It turns out transforming a team is actually relatively easy—dedicate and co-locate them, provide a continuous stream of bite-sized work, and have them complete it incrementally in short iterations. With that alone you are mostly done. To really transform the team encourage them to pair, write tests before doing the work, capacity plan, and demonstrate progress. Enable the team to construct their own work environments using modular and easily reconfigured physical structures. Now you truly are done.
If you have a good coach, the team should become good at these behaviors in a matter of weeks, and be sustainable in a few months. Within a year they should be actively improving the practices. So why are we so far from doing this in larger bureaucracies? Simple. Larger bureaucracies are not structured to support this method of operation.
Your structure is your strategy.
In large bureaucracies resources are matrixed and multi-tasked, not dedicated and co-located. Off shore and near shore labor pools are used for staff augmentation, when they should be used for outsourcing. Metrics are gamed, or worse, reward incorrect behaviors.
To transform a large bureaucracy it is not enough to change the teams. The teams are ready to change.
The executives and managers who control the system are the ones who truly need to change.
And, because we have become so good at creating matrix structures with razor thin responsibility, the managers themselves frequently feel powerless to change the things they know need to be changed. To pull off an organization transformation is a significant undertaking including executives, middle management, and front-line managers.
Transformation happens from the the top down, the middle out, and the bottom up—simultaneously.
Executive and managers must do their part. They must develop a profound knowledge of:
- Process work flow, cycle time, and bottlenecks
- Value creation and measurement
- Design thinking
- Solution anthropology
Do your executives and managers have a clear grasp of the process work flow? Can they identify constraints and bottlenecks in their organization? Do they understand their current value throughput and cycle times? Can they name ten impediments to shorter cycle times? Do they have an actionable plan to tackle and remove these impediments?
Without fundamental knowledge it is very difficult to make the trans-formative changes necessary for competitive advantage. Executives and managers need to understand the nature and importance of:
- Safety, Transparency, and Dialog
- Ceremony and Sets
- Value and Vanity Metrics
Do your executives and managers know how to run extremely effective meetings—meetings people look forward to attending? Do they understand the value of transparency? Do they demonstrate emulative behaviors in how they interact with their direct reports? Do they foster safe communications? How? Do they know the difference between vanity and value metrics? Do they have a profound knowledge of the nature of why the correct metrics are essential? Do thy know how to support them in their organization? Do they have an identified and trusted sources for growing their knowledge?
To increase enterprise agility requires an active plan for raising the game of the executives and the managers, including comprehensive training, education, and mentoring. Training is essential to have intelligent conversations about process flow and cycle times. Executives and managers need to master core vocabulary and basic concepts. They need to understand what needs to change and why. They need to learn to ask ‘why’ five times! This takes only days to begin, but it requires a lifetime to master. Each manager and executive must be specifically challenged to make continual progress toward learning and applying core process flow concepts to their day to day operations—starting with their own meetings.
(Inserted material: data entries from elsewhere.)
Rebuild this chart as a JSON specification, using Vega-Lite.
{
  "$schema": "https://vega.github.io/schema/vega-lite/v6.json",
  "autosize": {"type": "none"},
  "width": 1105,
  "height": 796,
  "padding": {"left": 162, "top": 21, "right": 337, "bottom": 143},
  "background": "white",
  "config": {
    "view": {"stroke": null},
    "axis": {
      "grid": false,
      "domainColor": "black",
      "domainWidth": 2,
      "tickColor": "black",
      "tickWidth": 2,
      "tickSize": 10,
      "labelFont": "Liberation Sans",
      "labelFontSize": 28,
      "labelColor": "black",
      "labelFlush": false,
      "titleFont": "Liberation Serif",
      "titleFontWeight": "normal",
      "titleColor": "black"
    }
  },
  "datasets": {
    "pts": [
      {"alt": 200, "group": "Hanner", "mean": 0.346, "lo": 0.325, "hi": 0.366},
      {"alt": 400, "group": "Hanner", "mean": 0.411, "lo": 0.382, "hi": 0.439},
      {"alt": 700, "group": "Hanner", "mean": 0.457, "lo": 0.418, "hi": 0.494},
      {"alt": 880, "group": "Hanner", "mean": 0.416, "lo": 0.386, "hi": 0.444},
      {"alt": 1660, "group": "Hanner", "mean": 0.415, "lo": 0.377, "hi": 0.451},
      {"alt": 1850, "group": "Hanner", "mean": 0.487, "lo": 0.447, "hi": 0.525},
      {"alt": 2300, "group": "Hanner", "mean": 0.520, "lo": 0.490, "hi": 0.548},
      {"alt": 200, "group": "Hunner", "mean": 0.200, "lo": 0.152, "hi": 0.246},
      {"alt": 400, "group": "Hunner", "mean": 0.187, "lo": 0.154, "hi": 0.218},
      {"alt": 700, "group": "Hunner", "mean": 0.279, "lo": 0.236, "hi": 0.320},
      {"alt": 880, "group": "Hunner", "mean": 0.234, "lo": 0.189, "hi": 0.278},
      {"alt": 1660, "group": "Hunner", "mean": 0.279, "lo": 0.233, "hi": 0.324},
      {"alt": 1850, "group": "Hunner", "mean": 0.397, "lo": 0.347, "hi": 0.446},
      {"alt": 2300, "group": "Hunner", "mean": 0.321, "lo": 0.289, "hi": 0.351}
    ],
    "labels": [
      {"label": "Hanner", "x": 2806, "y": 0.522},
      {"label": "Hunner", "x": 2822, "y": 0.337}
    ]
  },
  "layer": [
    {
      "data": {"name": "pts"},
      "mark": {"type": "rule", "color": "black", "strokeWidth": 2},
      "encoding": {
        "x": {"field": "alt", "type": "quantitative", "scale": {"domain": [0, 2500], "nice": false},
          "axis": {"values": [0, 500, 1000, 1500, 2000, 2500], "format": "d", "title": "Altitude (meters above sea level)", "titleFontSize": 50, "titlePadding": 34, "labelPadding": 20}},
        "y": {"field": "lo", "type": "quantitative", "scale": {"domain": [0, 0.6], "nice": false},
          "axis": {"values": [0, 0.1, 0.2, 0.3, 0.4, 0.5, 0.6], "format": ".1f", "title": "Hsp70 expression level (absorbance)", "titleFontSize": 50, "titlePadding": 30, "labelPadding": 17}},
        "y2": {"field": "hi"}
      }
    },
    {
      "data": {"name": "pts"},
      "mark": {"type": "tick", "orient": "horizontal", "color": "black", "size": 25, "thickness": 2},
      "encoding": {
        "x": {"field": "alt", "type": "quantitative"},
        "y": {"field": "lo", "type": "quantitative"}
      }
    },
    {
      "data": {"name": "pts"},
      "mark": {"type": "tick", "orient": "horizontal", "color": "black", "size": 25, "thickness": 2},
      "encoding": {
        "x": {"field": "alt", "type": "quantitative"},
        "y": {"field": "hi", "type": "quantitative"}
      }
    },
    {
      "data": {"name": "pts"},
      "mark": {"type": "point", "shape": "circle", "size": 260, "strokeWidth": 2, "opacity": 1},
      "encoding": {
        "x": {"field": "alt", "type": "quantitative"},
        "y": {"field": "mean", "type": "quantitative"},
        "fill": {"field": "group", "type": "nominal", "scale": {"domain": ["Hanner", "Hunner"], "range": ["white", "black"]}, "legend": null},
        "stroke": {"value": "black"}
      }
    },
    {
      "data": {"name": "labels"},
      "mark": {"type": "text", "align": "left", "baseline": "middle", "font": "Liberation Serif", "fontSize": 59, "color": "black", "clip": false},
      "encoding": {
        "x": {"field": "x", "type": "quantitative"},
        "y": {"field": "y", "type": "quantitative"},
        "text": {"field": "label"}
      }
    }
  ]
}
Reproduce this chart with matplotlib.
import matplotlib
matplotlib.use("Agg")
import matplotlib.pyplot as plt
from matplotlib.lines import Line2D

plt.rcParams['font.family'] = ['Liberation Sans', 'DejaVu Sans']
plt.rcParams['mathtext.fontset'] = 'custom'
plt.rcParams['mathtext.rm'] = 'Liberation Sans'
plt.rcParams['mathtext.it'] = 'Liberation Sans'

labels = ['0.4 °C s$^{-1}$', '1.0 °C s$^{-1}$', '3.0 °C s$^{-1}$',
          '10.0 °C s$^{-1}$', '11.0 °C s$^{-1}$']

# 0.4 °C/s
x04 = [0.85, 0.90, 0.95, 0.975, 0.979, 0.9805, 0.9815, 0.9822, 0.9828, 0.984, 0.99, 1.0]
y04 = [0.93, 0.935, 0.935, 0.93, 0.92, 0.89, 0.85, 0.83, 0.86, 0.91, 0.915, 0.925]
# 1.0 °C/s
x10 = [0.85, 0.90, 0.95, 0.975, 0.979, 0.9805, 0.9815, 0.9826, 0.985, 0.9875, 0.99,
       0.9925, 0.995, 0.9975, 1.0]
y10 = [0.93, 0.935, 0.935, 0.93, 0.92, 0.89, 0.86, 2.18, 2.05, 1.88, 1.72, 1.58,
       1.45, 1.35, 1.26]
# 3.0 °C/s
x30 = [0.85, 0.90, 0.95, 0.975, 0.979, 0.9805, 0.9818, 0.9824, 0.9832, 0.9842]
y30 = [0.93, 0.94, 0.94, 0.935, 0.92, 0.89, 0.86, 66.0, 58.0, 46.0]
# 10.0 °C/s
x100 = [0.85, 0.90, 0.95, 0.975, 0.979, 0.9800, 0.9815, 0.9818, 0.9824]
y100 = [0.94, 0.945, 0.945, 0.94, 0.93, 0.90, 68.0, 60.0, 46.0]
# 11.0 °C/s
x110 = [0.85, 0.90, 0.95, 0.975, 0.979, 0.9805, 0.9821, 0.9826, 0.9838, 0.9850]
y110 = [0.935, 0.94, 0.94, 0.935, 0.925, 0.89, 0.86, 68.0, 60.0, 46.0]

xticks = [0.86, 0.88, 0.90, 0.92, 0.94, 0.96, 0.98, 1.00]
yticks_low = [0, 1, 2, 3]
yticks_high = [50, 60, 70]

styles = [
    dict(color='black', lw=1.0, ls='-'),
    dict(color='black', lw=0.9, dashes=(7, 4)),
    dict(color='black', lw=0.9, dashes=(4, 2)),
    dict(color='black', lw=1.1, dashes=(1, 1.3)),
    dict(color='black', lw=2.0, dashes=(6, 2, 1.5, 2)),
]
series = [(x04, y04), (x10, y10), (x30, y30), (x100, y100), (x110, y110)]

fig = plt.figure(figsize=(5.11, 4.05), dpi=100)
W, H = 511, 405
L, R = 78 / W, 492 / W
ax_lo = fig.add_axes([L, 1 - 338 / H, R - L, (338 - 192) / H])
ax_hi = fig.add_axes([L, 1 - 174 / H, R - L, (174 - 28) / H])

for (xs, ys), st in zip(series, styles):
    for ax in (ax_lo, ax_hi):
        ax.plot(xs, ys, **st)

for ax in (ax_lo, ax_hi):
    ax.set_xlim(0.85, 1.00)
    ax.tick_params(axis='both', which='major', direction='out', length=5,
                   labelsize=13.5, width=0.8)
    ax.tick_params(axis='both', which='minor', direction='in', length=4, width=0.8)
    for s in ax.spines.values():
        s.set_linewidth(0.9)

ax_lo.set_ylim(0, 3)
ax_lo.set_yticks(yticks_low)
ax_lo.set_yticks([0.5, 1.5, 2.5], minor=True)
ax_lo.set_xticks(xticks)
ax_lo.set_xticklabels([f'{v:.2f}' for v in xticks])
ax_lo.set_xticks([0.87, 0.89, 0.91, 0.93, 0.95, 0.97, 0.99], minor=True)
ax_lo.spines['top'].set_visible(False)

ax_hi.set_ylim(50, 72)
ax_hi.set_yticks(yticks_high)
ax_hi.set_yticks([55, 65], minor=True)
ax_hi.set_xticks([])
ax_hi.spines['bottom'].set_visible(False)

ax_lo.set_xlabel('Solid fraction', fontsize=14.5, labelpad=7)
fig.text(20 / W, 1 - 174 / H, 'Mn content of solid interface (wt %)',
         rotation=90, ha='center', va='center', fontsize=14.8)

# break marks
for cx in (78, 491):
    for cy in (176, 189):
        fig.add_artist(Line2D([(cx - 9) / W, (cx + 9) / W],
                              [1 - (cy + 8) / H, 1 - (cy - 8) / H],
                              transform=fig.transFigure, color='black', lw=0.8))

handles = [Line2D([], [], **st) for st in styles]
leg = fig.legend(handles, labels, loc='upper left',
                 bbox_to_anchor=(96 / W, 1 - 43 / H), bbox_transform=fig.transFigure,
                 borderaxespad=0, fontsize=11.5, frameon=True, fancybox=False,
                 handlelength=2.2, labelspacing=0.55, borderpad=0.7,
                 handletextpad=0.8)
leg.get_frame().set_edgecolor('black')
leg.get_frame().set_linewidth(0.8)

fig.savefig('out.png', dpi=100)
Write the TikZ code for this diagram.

Executives should actively demonstrate the state they are driving the organization towards. The best place to start is their core meetings. Are they grounded in highly defined purpose and goals? Are they focused? Do they socially entrain multiple participants to achieve better conversations and outputs? Do they infuse the team with positive emotional energy? Are they good ceremony?
Executives must commit to Kaizen—the practice of continuous improvement.
It can being with small steps, it can progress incrementally, but it must always be practiced from the top down. Most transformations are entirely bottom up. People focus on transforming small teams. It is time to be honest with ourselves and admit this style of transformation is woefully inadequate and entirely unacceptable. It is an abdication of fundamental management responsibilities. True transformation always changes behaviors from the top down—if you are an executive, the change begins with you.